Она повернула пляжный зонт, воткнутый в песок, чтобы тень падала на ее лицо.

– На несколько недель, – поправил Пабло. – С моей матерью, которая приехала из Испании. – Он указал на пожилую женщину в черном, сидевшую на раскладном стуле по другую сторону от Ольги, как будто я не заметила ее раньше. – Она еще не встречалась с моим сыном, так что это будут их общие каникулы.

Ольга закатила глаза и стала размазывать крем от солнца по своим обнаженным плечам.

Пабло помог мне расправить углы полотенца, потом вернулся к маленькому Пикассо на пляже. Мы разграничили территорию, словно маленькие армии.

– Доброе утро, сеньора! – обратилась я к матери Пабло.

Она кивнула и вернулась к вязанию, которое принесла с собой.

– Она не говорит по-английски или по-французски, – сообщил Пабло. – Только по-испански.

Гонория, недовольная таким оборотом событий – новым товарищем по играм для ее братьев, но не для нее самой, – собрала ракушки и начала раскладывать их в линию между нашими полотенцами, проводя четкую границу.

Я раскрыла книгу, которую принесла с собой, и изобразила, что читаю, пока Гонория, которой надоело устанавливать границы, плескалась в волнах, периодически возвращаясь на берег. Беот и Патрик со своими ведерками строили песчаную крепость вместе с Полем.

Пабло и Ольга перешептывались между собой, издавая жужжащие звуки, словно рассерженные пчелы. Я заставила себя смотреть только на волны, на рыбачьи лодки, покачивавшиеся у бирюзового горизонта. Постепенно я вошла в состояние, когда человек больше спит, нежели бодрствует, и детские возгласы смешивались с шумом прибоя в мимолетных видениях. Видениях о полете.

В середине утра к нам присоединился Джеральд, надевший длинные плавки и с полотенцем на плечах. Он трудился в небольшом сарае, который приспособил под художественную мастерскую, и напряженно хмурился, как будто утренняя работа не задалась. Он нахмурился еще сильнее, но потом просветлел, когда узнал мужа, жену и ребенка. Джеральд радостно обнял Пабло и расцеловал его в щеки на парижский манер.

Потом они похлопали друг друга по спине с рассеянным видом, как делают добрые друзья, которые не хотят открыто проявлять свои чувства.

– Пляжные этюды? – поинтересовался Джеральд. – Приехали поработать?

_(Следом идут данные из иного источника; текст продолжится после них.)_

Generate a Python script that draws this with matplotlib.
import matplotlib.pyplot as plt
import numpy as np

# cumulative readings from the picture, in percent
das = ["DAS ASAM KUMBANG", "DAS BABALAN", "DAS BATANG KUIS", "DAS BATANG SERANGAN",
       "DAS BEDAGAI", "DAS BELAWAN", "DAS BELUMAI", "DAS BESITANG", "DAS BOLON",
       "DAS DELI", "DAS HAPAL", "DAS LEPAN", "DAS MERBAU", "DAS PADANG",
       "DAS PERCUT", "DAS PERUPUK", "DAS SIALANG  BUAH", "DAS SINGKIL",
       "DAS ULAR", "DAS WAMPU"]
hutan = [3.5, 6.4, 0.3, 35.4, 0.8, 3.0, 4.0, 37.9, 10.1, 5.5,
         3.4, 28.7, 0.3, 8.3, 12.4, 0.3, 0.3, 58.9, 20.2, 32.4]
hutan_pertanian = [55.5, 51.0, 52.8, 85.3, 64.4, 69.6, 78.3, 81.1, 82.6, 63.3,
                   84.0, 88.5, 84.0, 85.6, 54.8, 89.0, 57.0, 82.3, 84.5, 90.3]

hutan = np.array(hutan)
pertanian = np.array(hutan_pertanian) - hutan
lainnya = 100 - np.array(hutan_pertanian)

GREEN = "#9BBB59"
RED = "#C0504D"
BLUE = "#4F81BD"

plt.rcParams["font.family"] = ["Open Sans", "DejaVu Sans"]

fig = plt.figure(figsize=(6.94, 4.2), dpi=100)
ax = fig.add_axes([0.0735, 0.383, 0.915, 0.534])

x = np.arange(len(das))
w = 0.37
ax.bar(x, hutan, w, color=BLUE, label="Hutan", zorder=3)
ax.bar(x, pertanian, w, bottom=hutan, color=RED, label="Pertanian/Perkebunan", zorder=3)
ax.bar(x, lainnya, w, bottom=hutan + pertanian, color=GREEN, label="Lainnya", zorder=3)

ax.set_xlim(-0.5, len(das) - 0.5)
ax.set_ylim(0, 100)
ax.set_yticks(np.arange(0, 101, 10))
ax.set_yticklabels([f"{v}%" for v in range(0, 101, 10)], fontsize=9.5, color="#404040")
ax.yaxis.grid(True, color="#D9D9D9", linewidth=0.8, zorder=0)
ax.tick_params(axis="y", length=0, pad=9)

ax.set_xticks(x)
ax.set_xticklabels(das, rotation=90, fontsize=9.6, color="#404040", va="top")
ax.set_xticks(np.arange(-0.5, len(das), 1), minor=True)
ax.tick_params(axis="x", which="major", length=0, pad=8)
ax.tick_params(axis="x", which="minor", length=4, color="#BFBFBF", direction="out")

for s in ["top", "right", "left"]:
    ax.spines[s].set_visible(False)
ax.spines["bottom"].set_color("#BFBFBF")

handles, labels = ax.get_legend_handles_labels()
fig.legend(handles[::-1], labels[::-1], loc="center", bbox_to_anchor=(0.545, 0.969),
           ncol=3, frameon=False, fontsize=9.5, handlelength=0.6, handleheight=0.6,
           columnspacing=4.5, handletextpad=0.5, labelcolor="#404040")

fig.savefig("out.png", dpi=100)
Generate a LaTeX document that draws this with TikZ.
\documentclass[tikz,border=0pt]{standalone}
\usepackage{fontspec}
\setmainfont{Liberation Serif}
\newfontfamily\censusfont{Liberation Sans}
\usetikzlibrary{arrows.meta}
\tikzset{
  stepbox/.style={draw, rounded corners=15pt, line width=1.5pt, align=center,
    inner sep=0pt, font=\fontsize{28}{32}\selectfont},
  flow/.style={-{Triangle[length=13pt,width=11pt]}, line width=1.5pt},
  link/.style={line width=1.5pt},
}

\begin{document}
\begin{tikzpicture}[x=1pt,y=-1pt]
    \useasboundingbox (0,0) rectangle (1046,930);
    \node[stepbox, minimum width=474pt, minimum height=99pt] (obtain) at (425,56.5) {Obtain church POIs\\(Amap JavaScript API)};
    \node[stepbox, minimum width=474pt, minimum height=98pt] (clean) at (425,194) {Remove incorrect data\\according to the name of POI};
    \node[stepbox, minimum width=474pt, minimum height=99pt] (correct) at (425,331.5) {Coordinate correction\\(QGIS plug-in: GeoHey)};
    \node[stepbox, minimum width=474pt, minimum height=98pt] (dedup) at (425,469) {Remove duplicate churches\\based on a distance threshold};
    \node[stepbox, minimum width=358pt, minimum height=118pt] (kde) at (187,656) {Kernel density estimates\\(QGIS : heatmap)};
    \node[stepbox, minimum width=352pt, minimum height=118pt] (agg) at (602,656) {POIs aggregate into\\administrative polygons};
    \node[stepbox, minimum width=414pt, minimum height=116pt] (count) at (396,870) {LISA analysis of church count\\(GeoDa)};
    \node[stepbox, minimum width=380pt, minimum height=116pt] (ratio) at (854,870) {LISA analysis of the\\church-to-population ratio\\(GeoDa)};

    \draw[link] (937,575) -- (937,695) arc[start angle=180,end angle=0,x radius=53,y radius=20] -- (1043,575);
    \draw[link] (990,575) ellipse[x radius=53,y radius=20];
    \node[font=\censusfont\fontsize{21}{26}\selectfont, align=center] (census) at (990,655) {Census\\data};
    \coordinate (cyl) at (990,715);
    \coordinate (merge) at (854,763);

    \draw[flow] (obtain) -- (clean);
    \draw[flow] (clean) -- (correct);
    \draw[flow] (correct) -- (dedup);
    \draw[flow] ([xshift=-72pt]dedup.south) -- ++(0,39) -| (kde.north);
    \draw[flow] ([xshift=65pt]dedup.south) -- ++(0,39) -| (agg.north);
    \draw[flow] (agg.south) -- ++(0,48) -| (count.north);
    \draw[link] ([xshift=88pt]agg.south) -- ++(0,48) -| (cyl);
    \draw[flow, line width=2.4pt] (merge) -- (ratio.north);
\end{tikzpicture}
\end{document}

Во время одного из визитов Джеральда в студию Пабло серой парижской зимой он увидел несколько пляжных картин прошлого года: обнаженные купальщицы с удлиненными ногами и крошечными головами, так что для зрителя они одновременно находились далеко и близко. Пабло рассказал ему о кошмаре, который часто снился ему в детстве: как будто его руки и ноги вырастают до чудовищных размеров, и с окружающими людьми происходят такие же болезненные превращения.

– Поработать, как всегда, – ответил Пабло. – И немного развлечься[34].

Он не смотрел на меня, произнося эти слова, но от этого их эффект не уменьшился.

– Тебе холодно, дорогая? – спросил Джеральд и набросил мне на плечи свое полотенце. – У тебя мурашки.

Джеральд и Пабло пошли купаться, а в промежутках между заплывами помогали мальчикам строить песчаный замок. Я задремала в шезлонге под убаюкивающий плеск океанских волн.

– Над чем ты смеешься, Сара? – спросил Джеральд, вставший надо мной.

Соленые брызги с его волос разбудили меня. Тень от его лица упала на мое; планета, создавшая наше личное солнечное затмение.

– Лобстеры, – сказала я. – Только лобстеры!

– Это то, что будет на ужин? К тому времени я измучаюсь от голода.

– Ты вечно голоден.

И слава богу! Хороший аппетит говорил о крепком здоровье, а я боялась болезней в нашей семье больше, чем преисподней, если такое место существует на самом деле.

– Нет, сегодня вечером – никаких лобстеров. Будет жареный палтус с цветками кабачка, – добавила я и сразу забеспокоилась, что, возможно, Ольга не любит жареного палтуса и потребует чего-то еще.

Если они с Пабло остановились в гостинице, то, скорее всего, и столоваться будут там. Мне придется советоваться с ней насчет меню, а она захочет жирную парижскую еду – икру, ягненка и густые соусы к овощам, а не легкую прованскую кухню с обилием морепродуктов.

34

Пикассо использует слово, которое также имеет значение «пофлиртовать» или «завести интрижку». (Прим. пер.)